Return the lines below exactly, from the first line to the line that contains "import plotly.graph_objects as go". Leave out pictures.

**Given information**:
☆ ☆ ☆

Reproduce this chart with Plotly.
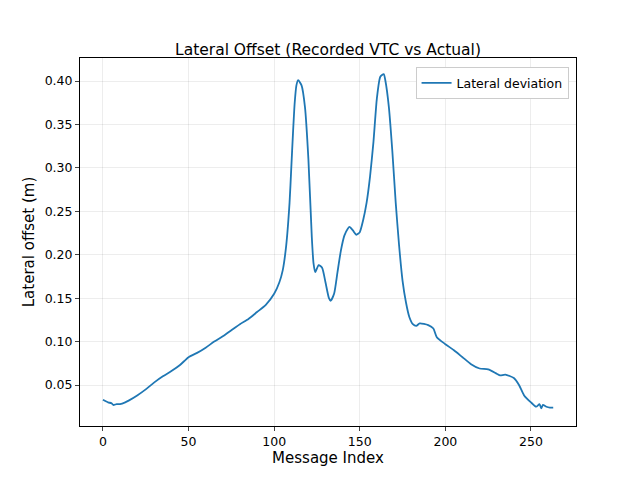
import plotly.graph_objects as go

msg_index = [0, 3, 5, 6, 8, 10, 13, 15, 20, 25, 30, 35, 40, 45, 50, 55, 60, 65, 70, 75,
             80, 85, 90, 95, 100, 103, 105, 107, 109, 110, 111, 112, 113, 114, 116, 118,
             120, 122, 123, 124, 126, 128, 130, 132, 133, 135, 137, 139, 141, 143, 144,
             146, 148, 150, 152, 154, 156, 158, 160, 162, 164, 165, 167, 169, 171, 173,
             175, 177, 179, 181, 183, 185, 190, 193, 195, 200, 205, 210, 215, 220, 225,
             230, 232, 235, 240, 243, 246, 250, 253, 255, 256, 257, 259, 261, 263, 265]
lateral_dev = [0.033, 0.030, 0.029, 0.027, 0.028, 0.028, 0.030, 0.032, 0.038, 0.045,
               0.053, 0.060, 0.066, 0.073, 0.082, 0.087, 0.093, 0.100, 0.106, 0.113,
               0.120, 0.126, 0.134, 0.142, 0.155, 0.168, 0.182, 0.21, 0.26, 0.30,
               0.34, 0.375, 0.395, 0.401, 0.395, 0.37, 0.31, 0.22, 0.19, 0.180, 0.188,
               0.185, 0.168, 0.150, 0.147, 0.155, 0.18, 0.205, 0.222, 0.230, 0.232,
               0.228, 0.223, 0.226, 0.24, 0.26, 0.29, 0.33, 0.38, 0.405, 0.408, 0.40,
               0.37, 0.32, 0.26, 0.21, 0.17, 0.145, 0.128, 0.120, 0.118, 0.121, 0.119,
               0.115, 0.105, 0.097, 0.090, 0.082, 0.074, 0.069, 0.068, 0.063, 0.061,
               0.062, 0.058, 0.050, 0.038, 0.030, 0.025, 0.028, 0.023, 0.027, 0.025,
               0.024, 0.024]

fig = go.Figure()
fig.add_trace(go.Scatter(x=msg_index, y=lateral_dev, mode="lines", name="Lateral deviation",
                         line=dict(color="#1f77b4", width=1.8, shape="spline", smoothing=0.6)))

axis_style = dict(showline=True, linecolor="black", mirror=True, ticks="outside",
                  ticklen=4, showgrid=True, gridcolor="rgba(0,0,0,0.07)", zeroline=False,
                  tickfont=dict(size=12.5))
# page body has an 8px margin, so the margins are shifted to compensate
fig.update_layout(
    width=640, height=480,
    font=dict(family="DejaVu Sans", size=12.5, color="black"),
    title=dict(text="Lateral Offset (Recorded VTC vs Actual)", x=0.5, y=0.925,
               xanchor="center", font=dict(size=15.5)),
    plot_bgcolor="white", paper_bgcolor="white",
    margin=dict(l=72, r=72, t=50, b=62),
    xaxis=dict(title=dict(text="Message Index", standoff=4), range=[-13.4, 276.3],
               tickvals=[0, 50, 100, 150, 200, 250], **axis_style),
    yaxis=dict(title=dict(text="Lateral offset (m)", standoff=6), range=[0.0028, 0.4265],
               tickvals=[0.05, 0.10, 0.15, 0.20, 0.25, 0.30, 0.35, 0.40],
               tickformat=".2f", **axis_style),
    showlegend=True,
    legend=dict(x=0.985, y=0.975, xanchor="right", yanchor="top",
                bordercolor="#cccccc", borderwidth=1, bgcolor="white"),
)
fig.write_html("out.html")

☆ ☆ ☆

**Answer**:
Reproduce this chart with Plotly.
import plotly.graph_objects as go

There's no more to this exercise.